Дорогие мои Валерочка и Жорочка! Отослала вам посылку с сушёным шиповником и рябиной. Дело в том, что это снадобье прописали мне заваривать, – я перенесла сильнейший грипп! И, закупив в здешней аптеке огромные вороха, решила и вам отослать, чтобы и вы там пили отвар, в котором так много витаминов. Я теряла сознание, до того была сильной температура. Но спасибо добрым старикам моим, они меня спасли. Когда бабушка уходила в магазин или на снегоборьбу, где она подрабатывает на расчистке снежных заносов (она говорит – на-мё-тов, и мне это слово кажется более точным относительно самого «наметённого» на рельсы снега), то дедушка подавал мне пить, подносил лекарство. А он сам, старик, еле ходит, всё больше сидит. Но теперь болезнь позади. Вернее, её тяжёлая стадия. Сейчас живу, как в раю. Иногда мне кажется, что я Томас Манн, и мне нечего больше делать, как только писать и читать, в том числе его замечательные статьи о Достоевском, Ницше, Гёте…
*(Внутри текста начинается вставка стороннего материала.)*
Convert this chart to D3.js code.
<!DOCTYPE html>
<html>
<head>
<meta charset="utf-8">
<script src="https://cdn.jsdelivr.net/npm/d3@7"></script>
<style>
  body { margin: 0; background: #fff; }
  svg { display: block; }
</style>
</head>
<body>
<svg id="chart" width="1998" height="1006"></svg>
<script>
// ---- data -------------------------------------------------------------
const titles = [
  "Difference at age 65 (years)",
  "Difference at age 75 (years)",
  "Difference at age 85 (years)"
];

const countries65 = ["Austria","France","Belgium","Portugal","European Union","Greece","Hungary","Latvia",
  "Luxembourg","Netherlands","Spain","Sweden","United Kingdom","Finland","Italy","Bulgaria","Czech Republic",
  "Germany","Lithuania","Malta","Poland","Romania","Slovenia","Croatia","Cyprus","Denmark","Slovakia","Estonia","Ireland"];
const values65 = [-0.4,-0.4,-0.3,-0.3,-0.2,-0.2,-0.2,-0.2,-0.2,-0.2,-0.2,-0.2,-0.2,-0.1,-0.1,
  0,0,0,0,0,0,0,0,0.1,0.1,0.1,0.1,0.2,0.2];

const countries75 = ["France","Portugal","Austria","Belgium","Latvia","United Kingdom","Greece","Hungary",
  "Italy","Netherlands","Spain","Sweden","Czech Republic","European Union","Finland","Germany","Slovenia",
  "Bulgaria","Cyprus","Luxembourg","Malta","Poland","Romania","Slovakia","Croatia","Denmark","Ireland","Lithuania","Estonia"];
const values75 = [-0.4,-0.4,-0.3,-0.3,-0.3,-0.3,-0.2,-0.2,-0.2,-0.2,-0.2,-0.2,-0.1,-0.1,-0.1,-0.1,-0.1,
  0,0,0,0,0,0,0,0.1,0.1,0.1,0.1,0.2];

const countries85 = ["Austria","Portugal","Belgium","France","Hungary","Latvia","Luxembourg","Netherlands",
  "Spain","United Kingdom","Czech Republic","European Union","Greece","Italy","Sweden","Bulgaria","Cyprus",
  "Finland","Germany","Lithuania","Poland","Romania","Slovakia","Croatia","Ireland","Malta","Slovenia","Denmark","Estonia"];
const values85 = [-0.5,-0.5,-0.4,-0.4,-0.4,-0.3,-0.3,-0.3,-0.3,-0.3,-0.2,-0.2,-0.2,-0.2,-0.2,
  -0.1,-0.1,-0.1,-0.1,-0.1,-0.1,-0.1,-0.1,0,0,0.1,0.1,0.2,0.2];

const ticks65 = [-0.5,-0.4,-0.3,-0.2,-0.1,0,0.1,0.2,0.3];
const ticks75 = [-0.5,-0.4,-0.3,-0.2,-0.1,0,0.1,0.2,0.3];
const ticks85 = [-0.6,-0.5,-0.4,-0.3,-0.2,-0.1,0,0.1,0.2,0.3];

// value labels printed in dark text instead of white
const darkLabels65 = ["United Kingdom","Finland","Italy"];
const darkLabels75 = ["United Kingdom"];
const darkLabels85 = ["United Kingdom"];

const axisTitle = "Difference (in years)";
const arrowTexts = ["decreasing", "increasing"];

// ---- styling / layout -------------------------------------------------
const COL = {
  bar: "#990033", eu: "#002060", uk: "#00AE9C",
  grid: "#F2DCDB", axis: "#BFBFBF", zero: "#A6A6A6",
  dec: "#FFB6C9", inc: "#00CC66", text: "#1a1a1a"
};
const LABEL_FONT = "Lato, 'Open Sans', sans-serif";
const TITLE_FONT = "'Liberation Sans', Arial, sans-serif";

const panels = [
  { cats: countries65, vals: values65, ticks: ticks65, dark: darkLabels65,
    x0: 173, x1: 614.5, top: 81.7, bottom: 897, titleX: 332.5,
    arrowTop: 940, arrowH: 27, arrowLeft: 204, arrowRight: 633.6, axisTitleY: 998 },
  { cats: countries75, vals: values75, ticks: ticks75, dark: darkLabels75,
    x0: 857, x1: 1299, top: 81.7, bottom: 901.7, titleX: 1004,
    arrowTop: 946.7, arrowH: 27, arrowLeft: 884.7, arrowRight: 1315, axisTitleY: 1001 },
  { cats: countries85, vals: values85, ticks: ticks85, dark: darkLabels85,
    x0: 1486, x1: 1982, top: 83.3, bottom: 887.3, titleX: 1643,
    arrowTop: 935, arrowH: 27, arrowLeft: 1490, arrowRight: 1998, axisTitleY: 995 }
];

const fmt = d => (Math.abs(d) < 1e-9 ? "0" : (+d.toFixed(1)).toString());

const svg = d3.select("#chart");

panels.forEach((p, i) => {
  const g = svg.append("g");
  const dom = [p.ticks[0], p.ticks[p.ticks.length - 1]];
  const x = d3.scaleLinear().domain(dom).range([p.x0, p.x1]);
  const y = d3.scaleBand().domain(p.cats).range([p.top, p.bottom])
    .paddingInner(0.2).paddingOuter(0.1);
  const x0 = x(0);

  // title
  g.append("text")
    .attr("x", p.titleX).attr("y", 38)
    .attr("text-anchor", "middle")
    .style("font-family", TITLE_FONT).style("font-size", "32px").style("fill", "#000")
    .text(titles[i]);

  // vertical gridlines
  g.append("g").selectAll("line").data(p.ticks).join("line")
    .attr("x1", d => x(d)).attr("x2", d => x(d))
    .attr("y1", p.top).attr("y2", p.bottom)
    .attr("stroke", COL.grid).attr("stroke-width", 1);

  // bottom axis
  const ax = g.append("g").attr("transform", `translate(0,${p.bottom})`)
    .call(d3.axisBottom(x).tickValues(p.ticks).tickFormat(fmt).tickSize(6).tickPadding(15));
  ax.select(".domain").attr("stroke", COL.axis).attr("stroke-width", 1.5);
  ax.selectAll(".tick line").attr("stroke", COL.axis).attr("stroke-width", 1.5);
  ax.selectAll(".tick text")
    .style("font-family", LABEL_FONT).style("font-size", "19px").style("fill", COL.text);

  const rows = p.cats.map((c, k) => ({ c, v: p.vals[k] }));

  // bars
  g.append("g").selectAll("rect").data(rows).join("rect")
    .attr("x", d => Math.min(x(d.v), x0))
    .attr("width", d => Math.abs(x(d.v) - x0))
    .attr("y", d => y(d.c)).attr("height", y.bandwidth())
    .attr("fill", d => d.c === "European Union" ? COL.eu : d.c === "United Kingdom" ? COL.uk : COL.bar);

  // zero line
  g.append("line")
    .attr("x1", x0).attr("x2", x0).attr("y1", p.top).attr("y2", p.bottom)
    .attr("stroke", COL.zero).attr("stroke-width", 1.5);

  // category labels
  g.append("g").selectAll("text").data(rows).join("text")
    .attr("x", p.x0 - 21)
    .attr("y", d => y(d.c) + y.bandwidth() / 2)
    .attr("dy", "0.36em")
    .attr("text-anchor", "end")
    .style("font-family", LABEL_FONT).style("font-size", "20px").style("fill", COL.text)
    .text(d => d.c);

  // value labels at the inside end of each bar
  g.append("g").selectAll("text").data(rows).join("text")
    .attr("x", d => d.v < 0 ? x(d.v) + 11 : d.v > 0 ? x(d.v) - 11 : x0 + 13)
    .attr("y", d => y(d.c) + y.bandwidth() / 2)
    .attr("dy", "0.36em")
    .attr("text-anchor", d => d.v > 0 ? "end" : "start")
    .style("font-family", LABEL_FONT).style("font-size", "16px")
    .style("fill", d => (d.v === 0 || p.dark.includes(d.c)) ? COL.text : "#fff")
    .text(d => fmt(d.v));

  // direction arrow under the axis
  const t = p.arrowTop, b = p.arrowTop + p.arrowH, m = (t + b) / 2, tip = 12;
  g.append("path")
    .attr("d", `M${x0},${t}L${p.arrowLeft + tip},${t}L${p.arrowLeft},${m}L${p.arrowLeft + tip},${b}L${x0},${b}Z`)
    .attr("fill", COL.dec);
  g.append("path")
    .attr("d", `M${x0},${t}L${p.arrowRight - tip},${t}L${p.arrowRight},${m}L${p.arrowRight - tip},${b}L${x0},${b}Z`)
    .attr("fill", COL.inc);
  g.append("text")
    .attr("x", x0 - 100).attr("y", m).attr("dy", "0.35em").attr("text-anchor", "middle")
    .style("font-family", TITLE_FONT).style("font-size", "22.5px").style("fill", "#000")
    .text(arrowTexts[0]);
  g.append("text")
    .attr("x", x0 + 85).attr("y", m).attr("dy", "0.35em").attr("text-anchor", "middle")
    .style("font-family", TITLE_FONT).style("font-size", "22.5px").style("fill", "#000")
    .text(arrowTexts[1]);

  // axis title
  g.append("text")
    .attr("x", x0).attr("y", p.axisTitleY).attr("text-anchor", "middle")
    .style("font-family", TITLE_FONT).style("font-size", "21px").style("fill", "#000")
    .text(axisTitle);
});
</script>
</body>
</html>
Встаю я не слишком рано, не как перед поездками: уже светло, голубеет полоска огорода в моём крошечном оконце. Пью чай, настоянный на шиповнике и рябине. Затем иду походкой свободного человека по Шатунскому улицей Ленина до станции, до вокзала, в помещении которого есть ресторан. Там меня, как и всякое районное начальство, приветливо встречают. Располагаюсь в лучшем углу этого бесприютного помещения. Вскоре подают традиционный в этом бедном краю завтрак: яичницу из двух яиц на шкварках в горячей никелированной сковородочке, сметану (всегда свежую), кофе, плохой всегда, но это, пожалуй, единственное, что плохо в этом ресторане. Отзавтракав, иду домой. Дом видно издалека. Мой путь – прекрасная прогулка. По морозцу, по свежему воздуху… Я иду, и уже то волнение прекрасное «Праздника, который всегда с тобой», охватывает всё сильней…
Дома, как обычно: нехолодный пол застелен домоткаными почти белыми половиками, по которым мы ходим в тёплых носках, хорошо пахнет занесёнными с мороза дровами, топящейся печкой. Поговорив немного с бабушкой, прохожу к себе в боковушку, где лишь кровать, стол и стул, да Таткина фотография с внутренней стороны двери. Сажусь работать (хотя я на больничном). Работаю часов до двенадцати дня. Снова выхожу.
Теперь мой путь значительно длиннее: надо спуститься с моста направо мимо райкомовского дома, мимо нового универмага. Минуя эту главную площадь Шатунского, я дохожу до больницы, двухэтажного деревянного строения, на вид больного, безремонтного. Я совершенно не боюсь уколов, получаю их с избытком: глюкозу, витамины. В кабинете физиотерапии сижу возле молчаливого приборчика под названием “тубускварц” и отправляюсь восвояси. Посещение больницы, вернее, её поликлинической части – единственная плата за тот рай, в котором теперь пребываю. Обратный мой путь снова мимо ресторана, куда захожу на обед, стоящий копейки. На первое: щи или борщ с очевидным присутствием мяса (налито для начальства). На второе: мясо или рыба с гарниром. Завершает трапезу кисель или компот. В буфете прихватываю свежих пирожков с маком или с морковью, с брусникой или с яблоками на ужин. Вечерами не выхожу. Возвращаясь в наш третий с краю дом, ложусь в постель и сплю час. Меня будит (по моей просьбе) бабушка: «Лаура Ноевна, вам пора вставать… Щай готов!» «Щай»! Господи, какая радость! Один стакан «щая» выпиваю в её обществе, разговаривая с большой пользой для себя: сколько новых слов! Строй речи этих людей завораживает, блокнот полнится. Второй стакан уношу к себе в келью, закрываю дверь и сажусь за столик. Работаю часов до десяти. Пью отвар, съедаю пирожки, моюсь за печкой ко сну при помощи таза, кувшина холодной воды и чугунка горячей. Читаю и засыпаю до утра. Сказочная, роскошная жизнь…
Дорогие мои, Валерочка и Жорочка! Я рада, если порадовала вас своим жизнеописанием. Какое счастье может дать человеку синий листок нетрудоспособности! Милые мои, мужайтесь! Я надеюсь, что доработаю тут до лета, приеду в Тахту, и мы увидимся… Как считает один герой романа, который я сейчас пишу в большом упоении: «Ссылка – ещё не духовная смерть». Пишите. Я хочу знать о вас столько же подробностей, сколько написала о себе. Ваша навеки Лаура. 7 января. 1978 год.